Emotional intelligence can be understood as an innate character for the understanding of innate feelings or emotions. For example, fear is a natural feeling that is designed by nature. When a child is born, he or she has a natural feeling of fear that is designed to assist the baby in surviving. In order to survive, the baby has the fear of abandonment for he knows that his survival depends on the protection from others. The moment the baby is left alone it is afraid and reacts by crying. It is also always afraid of being taken from the care of its parents. It is thus natural for them to feel afraid when they are taken by strangers. From this point of view, emotional intelligence is defined as the natural potential to have feelings, communicate, identify, control, manage, comprehend and explain emotions (Mayer, Salovey and Caruso, 2008). This argument is based on the claim that babies have the ability to experience all the elements in the definition. They feel emotions by experiencing fear in ensuring their survival. They are able to use emotions, where a baby uses fear for the reaction required in given circumstances. They are in a position to communicate emotions. This is by crying or screaming when they experience fear. A baby cannot recognize the emotions of other people. For example, a baby is in a position to tell when the father is annoyed. This is the argument in support of the idea that emotional intelligence is inherent, but just as earlier discussed, these are innate characteristics that are the basis for developing emotional intelligence (Bradberry and Greaves, 2009). It is thus a fact that emotional intelligence is a skill that is learned and develops with time.

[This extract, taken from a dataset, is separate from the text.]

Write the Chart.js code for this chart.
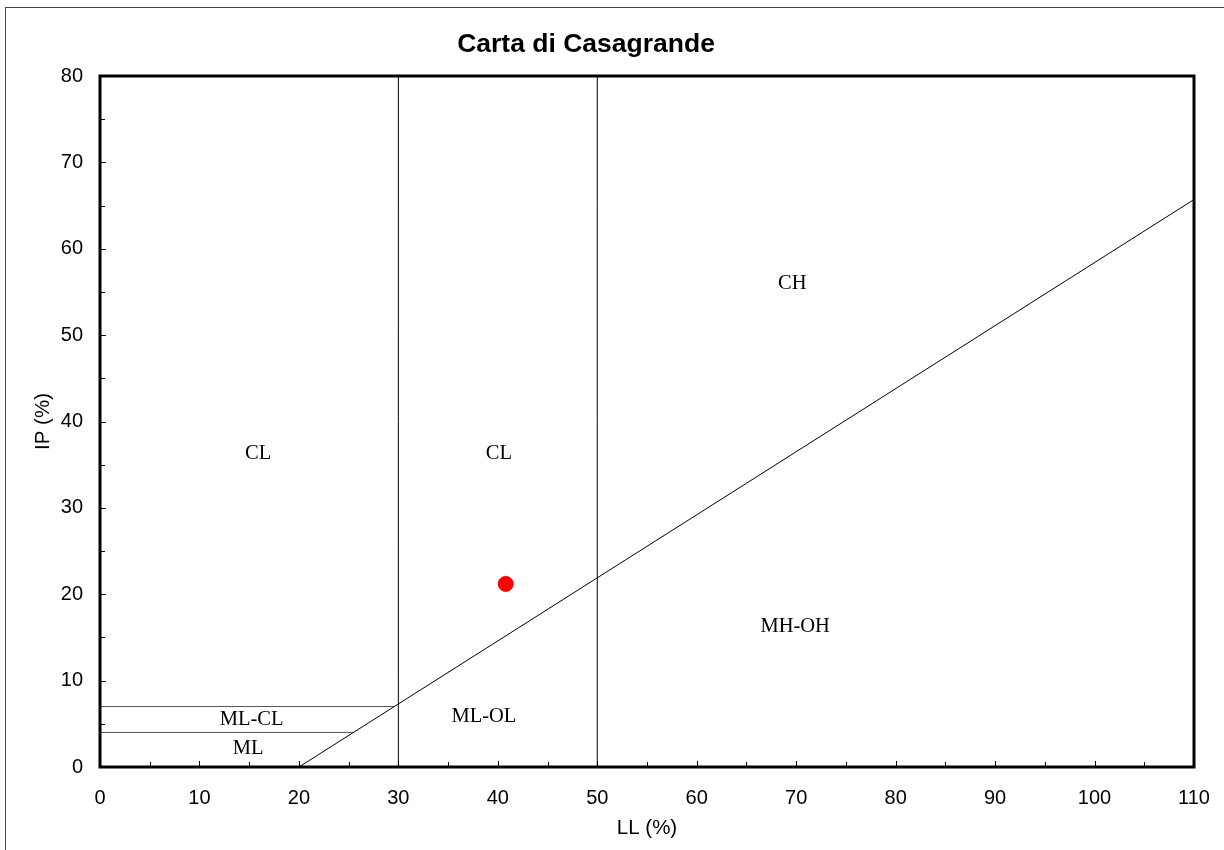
<!DOCTYPE html>
<html><head><meta charset="utf-8">
<script src="https://cdn.jsdelivr.net/npm/chart.js@4.4.1/dist/chart.umd.min.js"></script>
<style>html,body{margin:0;padding:0;background:#fff;overflow:hidden}#wrap{width:1224px;height:850px;position:relative}</style>
</head><body><div id="wrap"><canvas id="c" width="1224" height="850"></canvas></div>
<script>
const chartTitle = "Carta di Casagrande";
const xTitle = "LL (%)";
const yTitle = "IP (%)";
const xTickValues = [0,10,20,30,40,50,60,70,80,90,100,110];
const yTickValues = [0,10,20,30,40,50,60,70,80];
const xMinorTicks = [5,15,25,35,45,55,65,75,85,95,105];
const yMinorTicks = [5,15,25,35,45,55,65,75];

const sampleLL = [40.8];
const sampleIP = [21.2];

const aLineLL = [20, 110];
const aLineIP = [0, 65.7];
const v30LL = [30, 30];
const v30IP = [0, 80];
const v50LL = [50, 50];
const v50IP = [0, 80];
const h7LL = [0, 29.6];
const h7IP = [7, 7];
const h4LL = [0, 25.5];
const h4IP = [4, 4];

const zoneNames = ["CL", "CL", "CH", "MH-OH", "ML-OL", "ML-CL", "ML"];
const zoneLL = [15.9, 40.1, 69.6, 69.9, 38.6, 15.25, 14.9];
const zoneIP = [36.3, 36.3, 56.0, 16.3, 5.8, 5.45, 2.1];

const pts = (xs, ys) => xs.map((x, i) => ({x: x, y: ys[i]}));
const lineDs = (xs, ys, color) => ({
  data: pts(xs, ys), showLine: true, borderColor: color, borderWidth: 1,
  pointRadius: 0, pointHoverRadius: 0, fill: false, tension: 0
});

const SANS = "'Liberation Sans', Arial, Helvetica, sans-serif";
const SERIF = "'Liberation Serif', 'Times New Roman', serif";

const decor = {
  id: 'decor',
  beforeDraw(chart) {
    const ctx = chart.ctx;
    ctx.save();
    ctx.fillStyle = '#fff';
    ctx.fillRect(0, 0, chart.width, chart.height);
    ctx.strokeStyle = '#444';
    ctx.lineWidth = 1;
    ctx.strokeRect(5.5, 7.5, 1400, 1000);
    ctx.restore();
  },
  afterDatasetsDraw(chart) {
    const ctx = chart.ctx;
    const a = chart.chartArea;
    const xs = chart.scales.x, ys = chart.scales.y;
    ctx.save();
    // zone labels
    ctx.fillStyle = '#000';
    ctx.font = "20.5px " + SERIF;
    ctx.textAlign = 'center';
    ctx.textBaseline = 'middle';
    zoneNames.forEach((n, i) => {
      ctx.fillText(n, xs.getPixelForValue(zoneLL[i]), ys.getPixelForValue(zoneIP[i]));
    });
    // ticks
    ctx.strokeStyle = '#000';
    ctx.lineWidth = 1;
    ctx.beginPath();
    xTickValues.forEach(v => { const p = Math.round(xs.getPixelForValue(v)) + 0.5; ctx.moveTo(p, a.bottom); ctx.lineTo(p, a.bottom - 6); });
    xMinorTicks.forEach(v => { const p = Math.round(xs.getPixelForValue(v)) + 0.5; ctx.moveTo(p, a.bottom); ctx.lineTo(p, a.bottom - 5); });
    yTickValues.forEach(v => { const p = Math.round(ys.getPixelForValue(v)) + 0.5; ctx.moveTo(a.left, p); ctx.lineTo(a.left + 6, p); });
    yMinorTicks.forEach(v => { const p = Math.round(ys.getPixelForValue(v)) + 0.5; ctx.moveTo(a.left, p); ctx.lineTo(a.left + 5, p); });
    ctx.stroke();
    // frame
    ctx.lineWidth = 3;
    ctx.strokeRect(a.left, a.top, a.right - a.left, a.bottom - a.top);
    // titles
    ctx.font = "bold 26.5px " + SANS;
    ctx.fillText(chartTitle, 586, 45);
    ctx.font = "20.5px " + SANS;
    ctx.fillText(xTitle, (a.left + a.right) / 2, 828);
    ctx.translate(43, (a.top + a.bottom) / 2);
    ctx.rotate(-Math.PI / 2);
    ctx.fillText(yTitle, 0, 0);
    ctx.restore();
  }
};

new Chart(document.getElementById('c'), {
  type: 'scatter',
  data: {
    datasets: [
      { data: pts(sampleLL, sampleIP), backgroundColor: '#ff0000', borderColor: '#ff0000', pointRadius: 7.5, pointHoverRadius: 7.5, showLine: false },
      lineDs(aLineLL, aLineIP, '#000'),
      lineDs(v30LL, v30IP, '#000'),
      lineDs(v50LL, v50IP, '#000'),
      lineDs(h7LL, h7IP, '#555'),
      lineDs(h4LL, h4IP, '#555')
    ]
  },
  options: {
    responsive: false,
    animation: false,
    devicePixelRatio: 1,
    layout: { padding: { top: 76, right: 30, left: 0, bottom: 0 } },
    plugins: { legend: { display: false }, tooltip: { enabled: false }, title: { display: false } },
    scales: {
      x: {
        type: 'linear', min: 0, max: 110,
        grid: { display: false, drawTicks: false },
        border: { display: false },
        afterBuildTicks: s => { s.ticks = xTickValues.map(v => ({value: v})); },
        afterFit: s => { s.height = 83; s.paddingLeft = 0; s.paddingRight = 0; },
        ticks: { color: '#000', font: { family: SANS, size: 20 }, padding: 19, maxRotation: 0, autoSkip: false }
      },
      y: {
        type: 'linear', min: 0, max: 80,
        grid: { display: false, drawTicks: false },
        border: { display: false },
        afterBuildTicks: s => { s.ticks = yTickValues.map(v => ({value: v})); },
        afterFit: s => { s.width = 100; s.paddingTop = 0; s.paddingBottom = 0; },
        ticks: { color: '#000', font: { family: SANS, size: 20 }, padding: 17, autoSkip: false }
      }
    }
  },
  plugins: [decor]
});
</script>
</body></html>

This paper was researched to prove the fact that emotional intelligence is not inborn, but a skill that is learned and developed. It is clear that all it takes is information, the will to experience, and taking few steps towards achievement of success. There are a few basic inherent characteristics that come into play in the leasing process but they do not provide the basis to argue that emotional intelligence is inborn. The characteristics are just the building blocks for learning and developing emotional intelligence. It is thus clear that emotional intelligence is not inherent, but a skill that can be learned and developed. It is evidence from the research carried out that there is no agreement on both sides of the argument with theorist like Coleman contradicting their findings. A further research to provide a clear stand is thus necessary.
The paper is an inclusive research arguing from both sides of the topic of emotional intelligence. There has been review of a considerable amount of literature on the topic as can be seen from the number of sources used. However, given more time it would have been possible to carry out a more thorough research.